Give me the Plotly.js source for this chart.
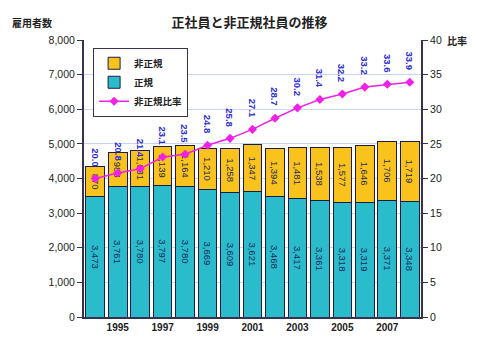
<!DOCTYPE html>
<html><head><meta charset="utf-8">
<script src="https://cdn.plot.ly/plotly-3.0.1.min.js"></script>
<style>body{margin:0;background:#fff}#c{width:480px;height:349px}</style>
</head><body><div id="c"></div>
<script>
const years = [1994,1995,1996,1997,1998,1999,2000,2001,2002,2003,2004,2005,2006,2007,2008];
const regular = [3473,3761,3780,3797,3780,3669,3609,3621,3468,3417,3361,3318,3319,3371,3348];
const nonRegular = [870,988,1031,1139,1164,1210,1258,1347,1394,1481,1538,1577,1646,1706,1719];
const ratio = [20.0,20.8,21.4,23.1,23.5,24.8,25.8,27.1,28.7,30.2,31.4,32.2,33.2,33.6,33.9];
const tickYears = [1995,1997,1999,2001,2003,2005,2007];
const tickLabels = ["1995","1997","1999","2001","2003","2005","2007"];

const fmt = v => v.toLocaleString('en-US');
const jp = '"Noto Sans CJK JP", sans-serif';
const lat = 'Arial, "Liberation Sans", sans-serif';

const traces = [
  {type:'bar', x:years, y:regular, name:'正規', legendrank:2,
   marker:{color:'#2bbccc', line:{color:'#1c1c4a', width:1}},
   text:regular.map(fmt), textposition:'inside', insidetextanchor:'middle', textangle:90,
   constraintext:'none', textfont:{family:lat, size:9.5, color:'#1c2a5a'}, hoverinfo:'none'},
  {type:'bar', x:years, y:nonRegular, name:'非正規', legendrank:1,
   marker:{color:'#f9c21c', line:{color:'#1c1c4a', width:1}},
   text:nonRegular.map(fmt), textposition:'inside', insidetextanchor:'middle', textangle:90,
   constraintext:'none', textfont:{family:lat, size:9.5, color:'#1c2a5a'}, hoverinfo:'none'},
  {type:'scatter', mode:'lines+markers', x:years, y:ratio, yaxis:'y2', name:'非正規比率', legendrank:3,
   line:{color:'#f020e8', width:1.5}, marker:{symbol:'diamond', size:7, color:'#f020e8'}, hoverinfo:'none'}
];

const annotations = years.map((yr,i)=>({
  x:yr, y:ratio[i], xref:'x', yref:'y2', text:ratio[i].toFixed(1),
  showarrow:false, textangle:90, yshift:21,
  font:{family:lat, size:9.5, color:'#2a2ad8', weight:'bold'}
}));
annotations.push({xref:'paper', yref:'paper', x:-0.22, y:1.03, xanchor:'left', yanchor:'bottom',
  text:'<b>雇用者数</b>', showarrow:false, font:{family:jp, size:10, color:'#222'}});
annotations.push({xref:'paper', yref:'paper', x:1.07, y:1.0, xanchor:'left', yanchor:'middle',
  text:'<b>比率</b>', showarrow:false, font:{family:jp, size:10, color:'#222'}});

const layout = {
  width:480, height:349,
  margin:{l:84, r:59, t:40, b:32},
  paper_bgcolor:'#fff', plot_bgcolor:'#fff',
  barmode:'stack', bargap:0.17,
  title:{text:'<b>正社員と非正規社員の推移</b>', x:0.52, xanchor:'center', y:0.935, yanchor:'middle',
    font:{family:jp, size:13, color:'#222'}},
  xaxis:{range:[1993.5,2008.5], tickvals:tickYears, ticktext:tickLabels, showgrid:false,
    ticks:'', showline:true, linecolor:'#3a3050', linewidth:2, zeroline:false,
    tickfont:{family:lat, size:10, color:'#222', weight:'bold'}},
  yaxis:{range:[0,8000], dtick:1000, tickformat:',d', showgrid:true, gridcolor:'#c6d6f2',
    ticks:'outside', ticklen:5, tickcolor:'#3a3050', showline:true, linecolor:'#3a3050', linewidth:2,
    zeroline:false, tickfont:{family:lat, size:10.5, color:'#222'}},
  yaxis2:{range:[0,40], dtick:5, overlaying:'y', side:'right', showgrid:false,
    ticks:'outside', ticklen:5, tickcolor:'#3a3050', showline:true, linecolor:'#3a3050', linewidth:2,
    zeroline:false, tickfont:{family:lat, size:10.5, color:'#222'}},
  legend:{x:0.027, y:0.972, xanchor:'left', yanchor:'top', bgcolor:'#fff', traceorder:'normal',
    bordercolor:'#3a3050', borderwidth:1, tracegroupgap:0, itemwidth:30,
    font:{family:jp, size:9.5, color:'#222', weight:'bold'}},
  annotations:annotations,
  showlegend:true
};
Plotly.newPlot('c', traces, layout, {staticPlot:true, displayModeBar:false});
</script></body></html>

- - - - - - -

* AIM OF THE TASK
The material above holds pictures; copy everything else in it exactly.

* OUTPUT OF THE TASK
Give me the Plotly.js source for this chart.
<!DOCTYPE html>
<html><head><meta charset="utf-8">
<script src="https://cdn.plot.ly/plotly-3.0.1.min.js"></script>
<style>body{margin:0;background:#fff}#c{width:480px;height:349px}</style>
</head><body><div id="c"></div>
<script>
const years = [1994,1995,1996,1997,1998,1999,2000,2001,2002,2003,2004,2005,2006,2007,2008];
const regular = [3473,3761,3780,3797,3780,3669,3609,3621,3468,3417,3361,3318,3319,3371,3348];
const nonRegular = [870,988,1031,1139,1164,1210,1258,1347,1394,1481,1538,1577,1646,1706,1719];
const ratio = [20.0,20.8,21.4,23.1,23.5,24.8,25.8,27.1,28.7,30.2,31.4,32.2,33.2,33.6,33.9];
const tickYears = [1995,1997,1999,2001,2003,2005,2007];
const tickLabels = ["1995","1997","1999","2001","2003","2005","2007"];

const fmt = v => v.toLocaleString('en-US');
const jp = '"Noto Sans CJK JP", sans-serif';
const lat = 'Arial, "Liberation Sans", sans-serif';

const traces = [
  {type:'bar', x:years, y:regular, name:'正規', legendrank:2,
   marker:{color:'#2bbccc', line:{color:'#1c1c4a', width:1}},
   text:regular.map(fmt), textposition:'inside', insidetextanchor:'middle', textangle:90,
   constraintext:'none', textfont:{family:lat, size:9.5, color:'#1c2a5a'}, hoverinfo:'none'},
  {type:'bar', x:years, y:nonRegular, name:'非正規', legendrank:1,
   marker:{color:'#f9c21c', line:{color:'#1c1c4a', width:1}},
   text:nonRegular.map(fmt), textposition:'inside', insidetextanchor:'middle', textangle:90,
   constraintext:'none', textfont:{family:lat, size:9.5, color:'#1c2a5a'}, hoverinfo:'none'},
  {type:'scatter', mode:'lines+markers', x:years, y:ratio, yaxis:'y2', name:'非正規比率', legendrank:3,
   line:{color:'#f020e8', width:1.5}, marker:{symbol:'diamond', size:7, color:'#f020e8'}, hoverinfo:'none'}
];

const annotations = years.map((yr,i)=>({
  x:yr, y:ratio[i], xref:'x', yref:'y2', text:ratio[i].toFixed(1),
  showarrow:false, textangle:90, yshift:21,
  font:{family:lat, size:9.5, color:'#2a2ad8', weight:'bold'}
}));
annotations.push({xref:'paper', yref:'paper', x:-0.22, y:1.03, xanchor:'left', yanchor:'bottom',
  text:'<b>雇用者数</b>', showarrow:false, font:{family:jp, size:10, color:'#222'}});
annotations.push({xref:'paper', yref:'paper', x:1.07, y:1.0, xanchor:'left', yanchor:'middle',
  text:'<b>比率</b>', showarrow:false, font:{family:jp, size:10, color:'#222'}});

const layout = {
  width:480, height:349,
  margin:{l:84, r:59, t:40, b:32},
  paper_bgcolor:'#fff', plot_bgcolor:'#fff',
  barmode:'stack', bargap:0.17,
  title:{text:'<b>正社員と非正規社員の推移</b>', x:0.52, xanchor:'center', y:0.935, yanchor:'middle',
    font:{family:jp, size:13, color:'#222'}},
  xaxis:{range:[1993.5,2008.5], tickvals:tickYears, ticktext:tickLabels, showgrid:false,
    ticks:'', showline:true, linecolor:'#3a3050', linewidth:2, zeroline:false,
    tickfont:{family:lat, size:10, color:'#222', weight:'bold'}},
  yaxis:{range:[0,8000], dtick:1000, tickformat:',d', showgrid:true, gridcolor:'#c6d6f2',
    ticks:'outside', ticklen:5, tickcolor:'#3a3050', showline:true, linecolor:'#3a3050', linewidth:2,
    zeroline:false, tickfont:{family:lat, size:10.5, color:'#222'}},
  yaxis2:{range:[0,40], dtick:5, overlaying:'y', side:'right', showgrid:false,
    ticks:'outside', ticklen:5, tickcolor:'#3a3050', showline:true, linecolor:'#3a3050', linewidth:2,
    zeroline:false, tickfont:{family:lat, size:10.5, color:'#222'}},
  legend:{x:0.027, y:0.972, xanchor:'left', yanchor:'top', bgcolor:'#fff', traceorder:'normal',
    bordercolor:'#3a3050', borderwidth:1, tracegroupgap:0, itemwidth:30,
    font:{family:jp, size:9.5, color:'#222', weight:'bold'}},
  annotations:annotations,
  showlegend:true
};
Plotly.newPlot('c', traces, layout, {staticPlot:true, displayModeBar:false});
</script></body></html>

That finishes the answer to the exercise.